"Personally I'd never put a rotor below standard mast guying rings. Maybe below ball bearings or greased bronze bushing rings, but not a steel against steel mast ring.
"
These aren't standard guying rings.
http://penninger.com/new_page_5.htmThey look like nylon on nylon which is pretty good.
I'd prefer a metal outer ring of some kind so that the thing was fail-safe to failure of the plastic, but then again, some nylon grades are awfully strong.
I've used plastic bushings on steel and plastic bushings on aluminum for this sort of thing with good results. I have mounted a few light fiberglass supported antennas on rotating masts simply because it makes it easy to walk the mast up. My 20m Moxon rectangle only weighs a few pounds. Putting even a TV rotator up there would probably triple the mast-head weight and make it hard to erect it without a fixture or a friend.
Agreed that standard guy rings would be terrible for this, but the Penninger slip rings look quite suitable.
Gary, Tom's right that you haven't given enough detail, but I think you're asking in the wrong place anyway.
When I was a teenager I built these things on the basis of two things:
1) It seems sturdy
2) If it falls, it falls only on me or my parents' property.
You can put up some pretty stupid stuff safely that way... safely in the sense that if it fails, the consequences are minor. That said, I never had a thousand dollar antenna to put on top of anything I "engineered" myself before I knew anything.
Now I can do my own stress calculations, at least estimates, and that gives me a lot more ability to build things that need to be failure-free, like a mast in a neighborhood.

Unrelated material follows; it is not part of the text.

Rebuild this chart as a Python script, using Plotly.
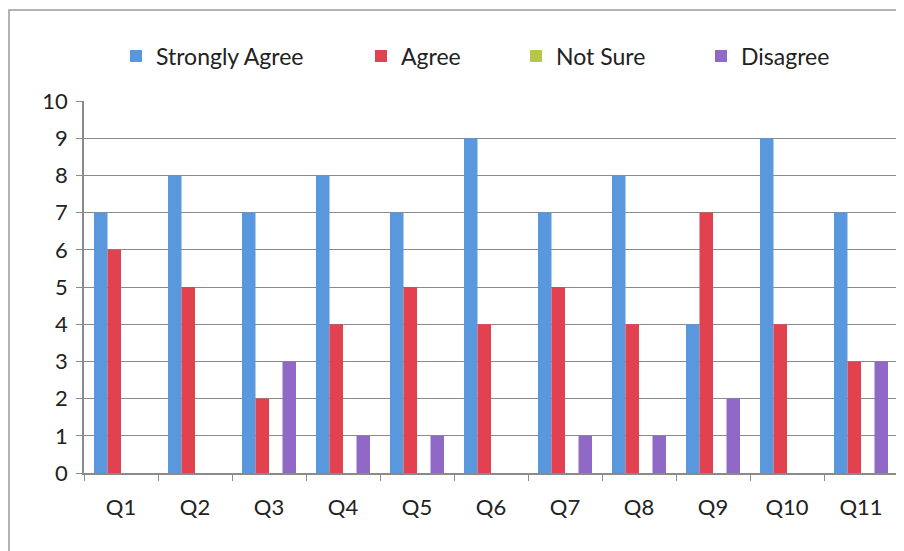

I think you need some engineering help. I think you should get it from Penninger. You're going to spend hundreds and hundreds of dollars on their mast equipment.

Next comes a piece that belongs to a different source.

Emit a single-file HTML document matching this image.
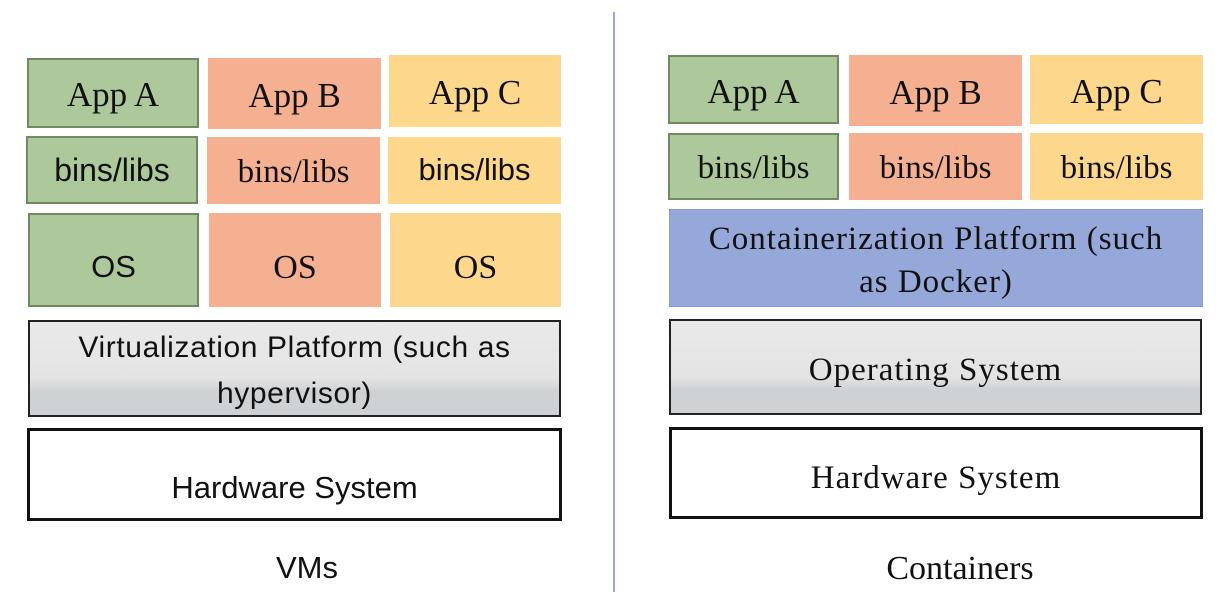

But I get the impression that they've already sent you to the internet forums.
So I don't know what to tell you.
You're unlikely to find a mechanical good Samaritan on the internet forums in the way you can find people to do calculations for you regarding electrical or electronic matters.
I think you can build a rotating mast from Penninger parts that will hold either a HexBeam or a 2el SteppIR (though the latter might be heavy duty) but without some engineering calculations from someone...

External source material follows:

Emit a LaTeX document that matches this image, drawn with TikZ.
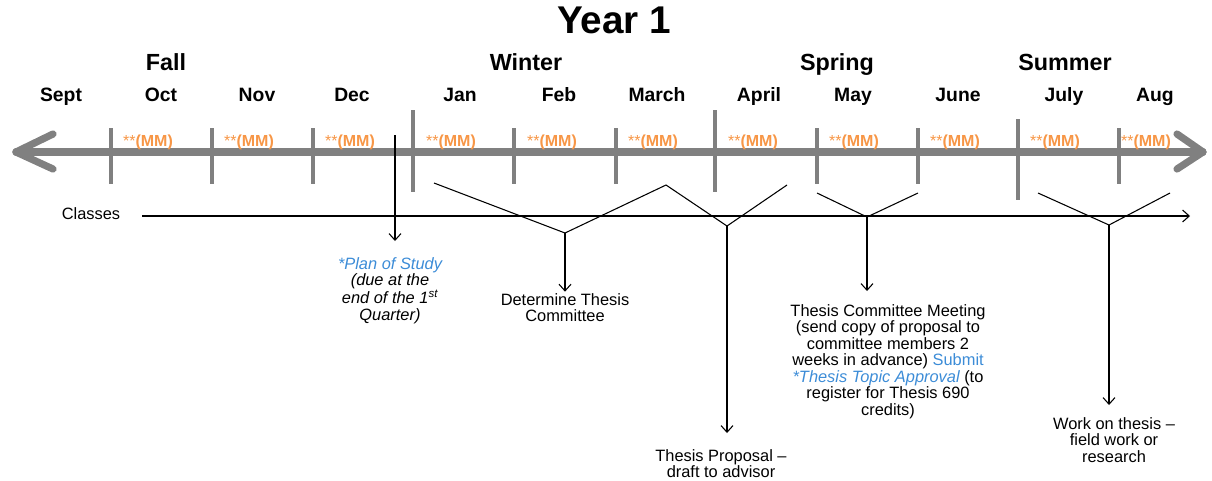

I can advise that you should use their mast clamps instead of snap tubes and joiners. If you use snap tubes and joiners, the joints will be weaker than the masts. If you use those clamps with the three bolted ribs, the joints will be stronger than the masts.
This is the only thing I'm sure of.
I think the Penninger guy rings are probably OK.
But to assess the whole thing, you need to analyze the whole thing, antenna, mast, etc.
Penninger's not saving you any money over other options. If they won't tell you what mast components you need to hold your antenna, take your dollars to someone who has done appropriate engineering analysis on their products and can make windload recommendations!
Otherwise you're on your own or at the mercy of people willing to give structural engineering advice over the internet. It's too much of a liability issue for people to do it casually for free and give you a solid "yes" or a firm "no". I'll do it for myself, but I'm not going to do it for anyone else. I'm not an engineer.
Someone can design you a rotating mast that will hold your antennas but it takes time and work to do that and who better than the people you're already paying for the rotating mast?